How to input a list of lists with different sizes in tf.data.Dataset

Escachator picture Escachator · Nov 30, 2017 · Viewed 11.4k times · Source

I have a long list of lists of integers (representing sentences, each one of different sizes) that I want to feed using the tf.data library. Each list (of the lists of list) has different length, and I get an error, which I can reproduce here:

t = [[4,2], [3,4,5]]
dataset = tf.data.Dataset.from_tensor_slices(t)

The error I get is:

ValueError: Argument must be a dense tensor: [[4, 2], [3, 4, 5]] - got shape [2], but wanted [2, 2].

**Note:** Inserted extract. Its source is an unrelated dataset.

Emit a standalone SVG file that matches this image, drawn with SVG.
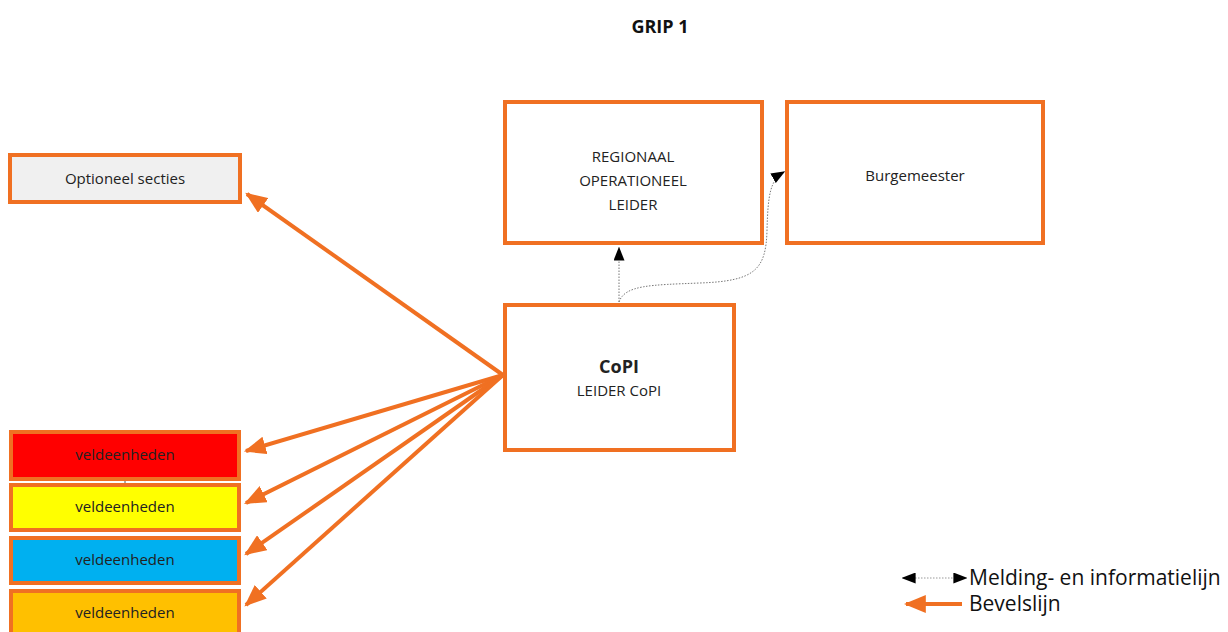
<svg xmlns="http://www.w3.org/2000/svg" width="1228" height="632" viewBox="0 0 1228 632">
<style>
.box{stroke:#F07022;stroke-width:4}
.t{font-family:"Open Sans","Liberation Sans",sans-serif;font-size:15px;fill:#222;text-anchor:middle}
.cmd{stroke:#F07022;stroke-width:4;fill:none}
.info{stroke:#777;stroke-width:1;stroke-dasharray:1.5 1.5;fill:none}
.lg{font-family:"Open Sans","Liberation Sans",sans-serif;font-size:21px;fill:#111}
</style>
<defs>
<marker id="oa" viewBox="0 0 10 10" refX="9" refY="5" markerWidth="5.5" markerHeight="4.5" orient="auto" markerUnits="strokeWidth" preserveAspectRatio="none">
<path d="M0,0 L10,5 L0,10 z" fill="#F07022"/>
</marker>
<marker id="ba" viewBox="0 0 10 10" refX="9" refY="5" markerWidth="14" markerHeight="11" orient="auto-start-reverse" markerUnits="userSpaceOnUse" preserveAspectRatio="none">
<path d="M0,0 L10,5 L0,10 z" fill="#000"/>
</marker>
</defs>
<rect width="1228" height="632" fill="#fff"/>
<text x="660" y="33" style="font-family:'Open Sans','Liberation Sans',sans-serif;font-size:18px;font-weight:bold;fill:#111" text-anchor="middle">GRIP 1</text>

<g id="connectors">
<line class="cmd" x1="503" y1="375" x2="247" y2="194" marker-end="url(#oa)"/>
<line class="cmd" x1="503" y1="375" x2="246" y2="451" marker-end="url(#oa)"/>
<line class="cmd" x1="503" y1="375" x2="246" y2="503" marker-end="url(#oa)"/>
<line class="cmd" x1="503" y1="375" x2="246" y2="554" marker-end="url(#oa)"/>
<line class="cmd" x1="503" y1="375" x2="246" y2="605" marker-end="url(#oa)"/>
<line class="info" x1="619" y1="302" x2="619" y2="248" marker-end="url(#ba)"/>
<path class="info" d="M619,302 C625,285 650,285 700,283 C755,281 766,270 767,230 C768,195 770,180 784,172" marker-end="url(#ba)"/>
<line x1="125" y1="479" x2="125" y2="485" stroke="#555" stroke-width="1"/>
</g>

<g id="optioneel">
<rect class="box" x="10" y="155" width="230" height="47" fill="#f0f0f0"/>
<text class="t" x="125" y="184">Optioneel secties</text>
</g>
<g id="rol">
<rect class="box" x="505" y="102" width="257" height="141" fill="#fff"/>
<text class="t" x="633" y="162">REGIONAAL</text>
<text class="t" x="633" y="186">OPERATIONEEL</text>
<text class="t" x="633" y="210">LEIDER</text>
</g>
<g id="burgemeester">
<rect class="box" x="787" y="102" width="256" height="141" fill="#fff"/>
<text class="t" x="915" y="181">Burgemeester</text>
</g>
<g id="copi">
<rect class="box" x="505" y="305" width="229" height="145" fill="#fff"/>
<text class="t" x="619" y="373" style="font-size:18px;font-weight:bold">CoPI</text>
<text class="t" x="619" y="396">LEIDER CoPI</text>
</g>
<g id="veld1">
<rect class="box" x="11" y="432" width="228" height="47" fill="#ff0000"/>
<text class="t" x="125" y="460">veldeenheden</text>
</g>
<g id="veld2">
<rect class="box" x="11" y="485" width="228" height="45" fill="#ffff00"/>
<text class="t" x="125" y="512">veldeenheden</text>
</g>
<g id="veld3">
<rect class="box" x="11" y="538" width="228" height="45" fill="#00b0f0"/>
<text class="t" x="125" y="565">veldeenheden</text>
</g>
<g id="veld4">
<rect class="box" x="11" y="591" width="228" height="50" fill="#ffc000"/>
<text class="t" x="125" y="618">veldeenheden</text>
</g>

<g id="legend">
<line x1="903" y1="578" x2="966" y2="578" stroke="#999" stroke-width="1" stroke-dasharray="1.5 1.5" marker-start="url(#ba)" marker-end="url(#ba)"/>
<text class="lg" x="969" y="585">Melding- en informatielijn</text>
<line class="cmd" x1="962" y1="604" x2="906" y2="604" marker-end="url(#oa)"/>
<text class="lg" x="969" y="611">Bevelslijn</text>
</g>
</svg>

Is there a way to do this?

EDIT 1: Just to be clear, I don't want to pad the input list of lists (it's a list of sentences containing over a million elements, with varying lengths) I want to use the tf.data library to feed, in a proper way, a list of lists with varying length.

Answer

mrry picture mrry · Dec 8, 2017

You can use tf.data.Dataset.from_generator() to convert any iterable Python object (like a list of lists) into a Dataset:

t = [[4, 2], [3, 4, 5]]

dataset = tf.data.Dataset.from_generator(lambda: t, tf.int32, output_shapes=[None])

iterator = dataset.make_one_shot_iterator()
next_element = iterator.get_next()

with tf.Session() as sess:
  print(sess.run(next_element))  # ==> '[4, 2]'
  print(sess.run(next_element))  # ==> '[3, 4, 5]'